INSTRUCTION: Skip the pictures. Repeat everything else in the records word for word.

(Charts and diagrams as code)

==*==

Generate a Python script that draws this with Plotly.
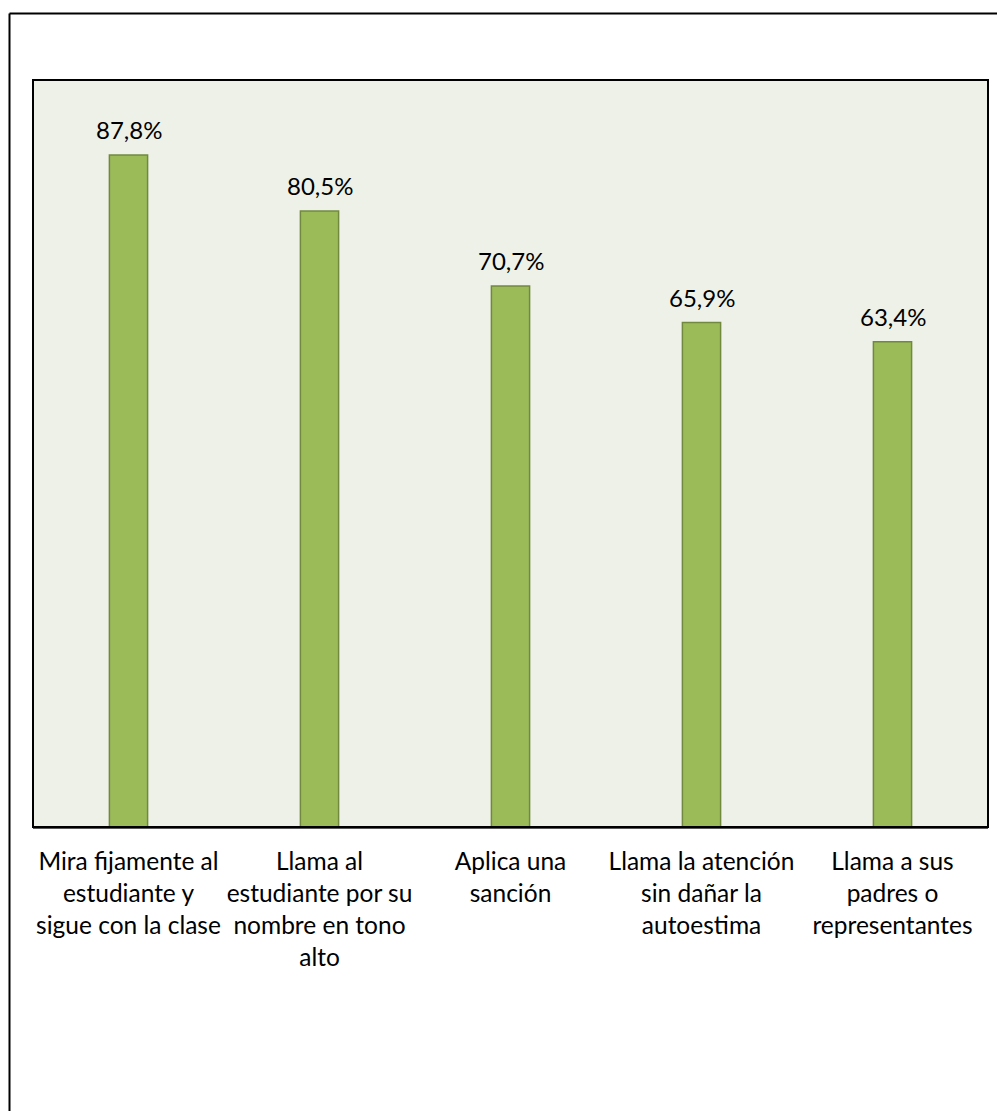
import plotly.graph_objects as go

# Responses and their share (%)
categories = [
    "Mira fijamente al<br>estudiante y<br>sigue con la clase",
    "Llama al<br>estudiante por su<br>nombre en tono<br>alto",
    "Aplica una<br>sanción",
    "Llama la atención<br>sin dañar la<br>autoestima",
    "Llama a sus<br>padres o<br>representantes",
]
values = [87.8, 80.5, 70.7, 65.9, 63.4]

W, H = 997, 1111
L, R, T, B = 33, 9, 80, 284
pw, ph = W - L - R, H - T - B

FONT = "Lato"
BAR = "#9BBB59"
BAR_EDGE = "#71893F"
BG = "#EEF1E8"

fig = go.Figure(
    go.Bar(
        x=list(range(len(values))),
        y=values,
        width=0.2,
        marker=dict(color=BAR, line=dict(color=BAR_EDGE, width=1.5)),
        hoverinfo="skip",
    )
)

# value labels above each bar
for i, v in enumerate(values):
    fig.add_annotation(
        x=i, y=v, text=f"{v:.1f}".replace(".", ",") + "%",
        showarrow=False, yanchor="bottom", yshift=9,
        font=dict(family=FONT, size=24, color="#000000"),
    )

# outer frame (left and top edges visible)
fx0 = (9.5 - L) / pw
fy0 = (H - B - 13.5) / ph
fig.add_shape(type="line", xref="paper", yref="paper",
              x0=fx0, x1=fx0, y0=fy0, y1=-0.5,
              line=dict(color="#000000", width=2))
fig.add_shape(type="line", xref="paper", yref="paper",
              x0=fx0, x1=1.05, y0=fy0, y1=fy0,
              line=dict(color="#000000", width=2))
# plot-area border
fig.add_shape(type="rect", xref="paper", yref="paper",
              x0=0, x1=1, y0=0, y1=1,
              line=dict(color="#000000", width=2), layer="above")

fig.update_layout(
    width=W, height=H,
    margin=dict(l=L, r=R, t=T, b=B, pad=0),
    paper_bgcolor="#FFFFFF",
    plot_bgcolor=BG,
    showlegend=False,
    font=dict(family=FONT, size=24, color="#000000"),
    xaxis=dict(
        tickmode="array",
        tickvals=list(range(len(values))),
        ticktext=categories,
        range=[-0.5, len(values) - 0.5],
        showgrid=False, zeroline=False,
        ticks="outside", ticklen=12, tickcolor="rgba(0,0,0,0)",
        tickfont=dict(family=FONT, size=24.5, color="#000000"),
        showline=True, linecolor="#595959", linewidth=2,
    ),
    yaxis=dict(
        range=[0, 97.6],
        showgrid=False, zeroline=False,
        showticklabels=False, ticks="",
    ),
)

fig.write_html("out.html")
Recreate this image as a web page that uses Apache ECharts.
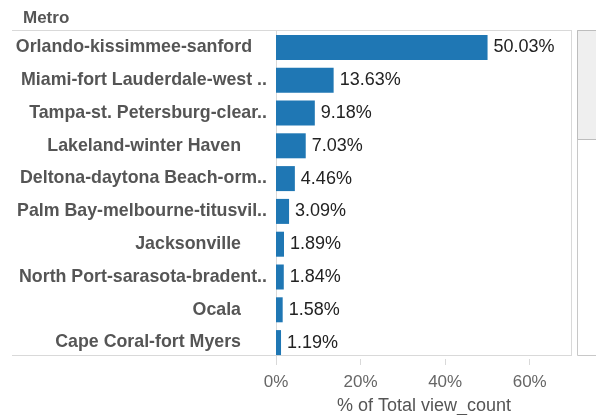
<!DOCTYPE html>
<html>
<head>
<meta charset="utf-8">
<script src="https://cdn.jsdelivr.net/npm/echarts@6/dist/echarts.min.js"></script>
<style>
  html, body { margin: 0; padding: 0; background: #fff; }
  #chart { width: 596px; height: 415px; }
</style>
</head>
<body>
<div id="chart"></div>
<script>
// data
var metros = [
  'Orlando-kissimmee-sanford',
  'Miami-fort Lauderdale-west ..',
  'Tampa-st. Petersburg-clear..',
  'Lakeland-winter Haven',
  'Deltona-daytona Beach-orm..',
  'Palm Bay-melbourne-titusvil..',
  'Jacksonville',
  'North Port-sarasota-bradent..',
  'Ocala',
  'Cape Coral-fort Myers'
]
var shares = [50.03, 13.63, 9.18, 7.03, 4.46, 3.09, 1.89, 1.84, 1.58, 1.19]
var xTicks = [0, 20, 40, 60]

var lineColor = '#d9d9d9'
var font = 'Liberation Sans'
var chart = echarts.init(document.getElementById('chart'), null, { renderer: 'canvas' })

var labelStyle = { fontFamily: font, fontSize: 17.8, fontWeight: 'bold', color: '#555' }

chart.setOption({
  animation: false,
  title: {
    text: 'Metro',
    left: 18,
    top: 5,
    textStyle: { fontFamily: font, fontSize: 17, fontWeight: 'bold', color: '#555' }
  },
  grid: { left: 276, right: 24, top: 31, bottom: 56, outerBoundsMode: 'none' },
  xAxis: {
    type: 'value',
    min: 0,
    max: 70,
    interval: 20,
    axisLine: { show: false },
    axisTick: { show: true, length: 6, lineStyle: { color: lineColor } },
    splitLine: { show: false },
    axisLabel: {
      margin: 15,
      fontFamily: font,
      fontSize: 17,
      color: '#666',
      showMaxLabel: false,
      formatter: function(v) {
        return xTicks.indexOf(v) >= 0 ? v + '%' : ''
      }
    },
    name: '% of Total view_count',
    nameLocation: 'middle',
    nameGap: 38,
    nameTextStyle: { fontFamily: font, fontSize: 18, color: '#555' }
  },
  yAxis: {
    type: 'category',
    data: metros,
    inverse: true,
    axisLine: { show: true, lineStyle: { color: lineColor } },
    axisTick: { show: false },
    axisLabel: {
      margin: 9,
      formatter: function(v) {
        if (v.indexOf('..') >= 0) return '{t|' + v + '}'
        if (v === metros[0]) return '{o|' + v + '}'
        return '{n|' + v + '}'
      },
      rich: {
        t: labelStyle,
        o: Object.assign({ padding: [0, 15, 0, 0] }, labelStyle),
        n: Object.assign({ padding: [0, 26, 0, 0] }, labelStyle)
      }
    }
  },
  series: [{
    type: 'bar',
    data: shares,
    barWidth: 25,
    itemStyle: { color: '#1f77b4' },
    label: {
      show: true,
      position: 'right',
      distance: 6,
      fontFamily: font,
      fontSize: 18,
      color: '#222',
      formatter: function(p) { return p.value.toFixed(2) + '%' }
    }
  }],
  graphic: [
    // pane borders
    { type: 'line', shape: { x1: 12, y1: 30.5, x2: 572, y2: 30.5 }, style: { stroke: lineColor, lineWidth: 1 } },
    { type: 'line', shape: { x1: 12, y1: 355.5, x2: 572, y2: 355.5 }, style: { stroke: lineColor, lineWidth: 1 } },
    { type: 'line', shape: { x1: 571.5, y1: 30, x2: 571.5, y2: 356 }, style: { stroke: lineColor, lineWidth: 1 } },
    // scrollbar
    { type: 'rect', shape: { x: 577.5, y: 30.5, width: 20, height: 325 }, style: { fill: '#fff', stroke: '#c8c8c8', lineWidth: 1 } },
    { type: 'rect', shape: { x: 577.5, y: 30.5, width: 20, height: 109 }, style: { fill: '#efefef', stroke: '#bdbdbd', lineWidth: 1 } }
  ]
})
</script>
</body>
</html>
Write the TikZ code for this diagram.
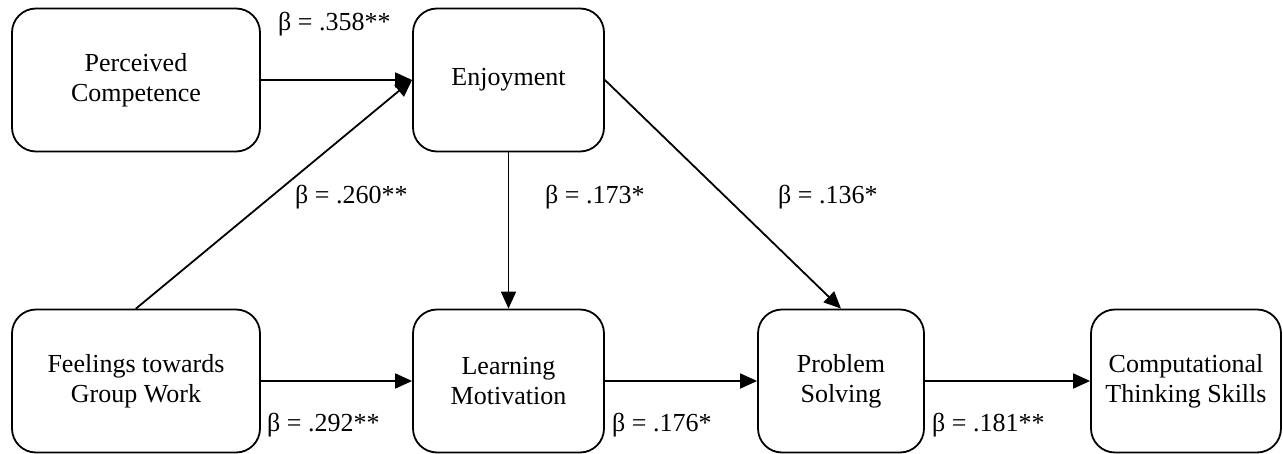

==*==

CORRECT RESPONSE:
Generate a Python script that draws this with Plotly.
import plotly.graph_objects as go

# Responses and their share (%)
categories = [
    "Mira fijamente al<br>estudiante y<br>sigue con la clase",
    "Llama al<br>estudiante por su<br>nombre en tono<br>alto",
    "Aplica una<br>sanción",
    "Llama la atención<br>sin dañar la<br>autoestima",
    "Llama a sus<br>padres o<br>representantes",
]
values = [87.8, 80.5, 70.7, 65.9, 63.4]

W, H = 997, 1111
L, R, T, B = 33, 9, 80, 284
pw, ph = W - L - R, H - T - B

FONT = "Lato"
BAR = "#9BBB59"
BAR_EDGE = "#71893F"
BG = "#EEF1E8"

fig = go.Figure(
    go.Bar(
        x=list(range(len(values))),
        y=values,
        width=0.2,
        marker=dict(color=BAR, line=dict(color=BAR_EDGE, width=1.5)),
        hoverinfo="skip",
    )
)

# value labels above each bar
for i, v in enumerate(values):
    fig.add_annotation(
        x=i, y=v, text=f"{v:.1f}".replace(".", ",") + "%",
        showarrow=False, yanchor="bottom", yshift=9,
        font=dict(family=FONT, size=24, color="#000000"),
    )

# outer frame (left and top edges visible)
fx0 = (9.5 - L) / pw
fy0 = (H - B - 13.5) / ph
fig.add_shape(type="line", xref="paper", yref="paper",
              x0=fx0, x1=fx0, y0=fy0, y1=-0.5,
              line=dict(color="#000000", width=2))
fig.add_shape(type="line", xref="paper", yref="paper",
              x0=fx0, x1=1.05, y0=fy0, y1=fy0,
              line=dict(color="#000000", width=2))
# plot-area border
fig.add_shape(type="rect", xref="paper", yref="paper",
              x0=0, x1=1, y0=0, y1=1,
              line=dict(color="#000000", width=2), layer="above")

fig.update_layout(
    width=W, height=H,
    margin=dict(l=L, r=R, t=T, b=B, pad=0),
    paper_bgcolor="#FFFFFF",
    plot_bgcolor=BG,
    showlegend=False,
    font=dict(family=FONT, size=24, color="#000000"),
    xaxis=dict(
        tickmode="array",
        tickvals=list(range(len(values))),
        ticktext=categories,
        range=[-0.5, len(values) - 0.5],
        showgrid=False, zeroline=False,
        ticks="outside", ticklen=12, tickcolor="rgba(0,0,0,0)",
        tickfont=dict(family=FONT, size=24.5, color="#000000"),
        showline=True, linecolor="#595959", linewidth=2,
    ),
    yaxis=dict(
        range=[0, 97.6],
        showgrid=False, zeroline=False,
        showticklabels=False, ticks="",
    ),
)

fig.write_html("out.html")
Recreate this image as a web page that uses Apache ECharts.
<!DOCTYPE html>
<html>
<head>
<meta charset="utf-8">
<script src="https://cdn.jsdelivr.net/npm/echarts@6/dist/echarts.min.js"></script>
<style>
  html, body { margin: 0; padding: 0; background: #fff; }
  #chart { width: 596px; height: 415px; }
</style>
</head>
<body>
<div id="chart"></div>
<script>
// data
var metros = [
  'Orlando-kissimmee-sanford',
  'Miami-fort Lauderdale-west ..',
  'Tampa-st. Petersburg-clear..',
  'Lakeland-winter Haven',
  'Deltona-daytona Beach-orm..',
  'Palm Bay-melbourne-titusvil..',
  'Jacksonville',
  'North Port-sarasota-bradent..',
  'Ocala',
  'Cape Coral-fort Myers'
]
var shares = [50.03, 13.63, 9.18, 7.03, 4.46, 3.09, 1.89, 1.84, 1.58, 1.19]
var xTicks = [0, 20, 40, 60]

var lineColor = '#d9d9d9'
var font = 'Liberation Sans'
var chart = echarts.init(document.getElementById('chart'), null, { renderer: 'canvas' })

var labelStyle = { fontFamily: font, fontSize: 17.8, fontWeight: 'bold', color: '#555' }

chart.setOption({
  animation: false,
  title: {
    text: 'Metro',
    left: 18,
    top: 5,
    textStyle: { fontFamily: font, fontSize: 17, fontWeight: 'bold', color: '#555' }
  },
  grid: { left: 276, right: 24, top: 31, bottom: 56, outerBoundsMode: 'none' },
  xAxis: {
    type: 'value',
    min: 0,
    max: 70,
    interval: 20,
    axisLine: { show: false },
    axisTick: { show: true, length: 6, lineStyle: { color: lineColor } },
    splitLine: { show: false },
    axisLabel: {
      margin: 15,
      fontFamily: font,
      fontSize: 17,
      color: '#666',
      showMaxLabel: false,
      formatter: function(v) {
        return xTicks.indexOf(v) >= 0 ? v + '%' : ''
      }
    },
    name: '% of Total view_count',
    nameLocation: 'middle',
    nameGap: 38,
    nameTextStyle: { fontFamily: font, fontSize: 18, color: '#555' }
  },
  yAxis: {
    type: 'category',
    data: metros,
    inverse: true,
    axisLine: { show: true, lineStyle: { color: lineColor } },
    axisTick: { show: false },
    axisLabel: {
      margin: 9,
      formatter: function(v) {
        if (v.indexOf('..') >= 0) return '{t|' + v + '}'
        if (v === metros[0]) return '{o|' + v + '}'
        return '{n|' + v + '}'
      },
      rich: {
        t: labelStyle,
        o: Object.assign({ padding: [0, 15, 0, 0] }, labelStyle),
        n: Object.assign({ padding: [0, 26, 0, 0] }, labelStyle)
      }
    }
  },
  series: [{
    type: 'bar',
    data: shares,
    barWidth: 25,
    itemStyle: { color: '#1f77b4' },
    label: {
      show: true,
      position: 'right',
      distance: 6,
      fontFamily: font,
      fontSize: 18,
      color: '#222',
      formatter: function(p) { return p.value.toFixed(2) + '%' }
    }
  }],
  graphic: [
    // pane borders
    { type: 'line', shape: { x1: 12, y1: 30.5, x2: 572, y2: 30.5 }, style: { stroke: lineColor, lineWidth: 1 } },
    { type: 'line', shape: { x1: 12, y1: 355.5, x2: 572, y2: 355.5 }, style: { stroke: lineColor, lineWidth: 1 } },
    { type: 'line', shape: { x1: 571.5, y1: 30, x2: 571.5, y2: 356 }, style: { stroke: lineColor, lineWidth: 1 } },
    // scrollbar
    { type: 'rect', shape: { x: 577.5, y: 30.5, width: 20, height: 325 }, style: { fill: '#fff', stroke: '#c8c8c8', lineWidth: 1 } },
    { type: 'rect', shape: { x: 577.5, y: 30.5, width: 20, height: 109 }, style: { fill: '#efefef', stroke: '#bdbdbd', lineWidth: 1 } }
  ]
})
</script>
</body>
</html>
Write the TikZ code for this diagram.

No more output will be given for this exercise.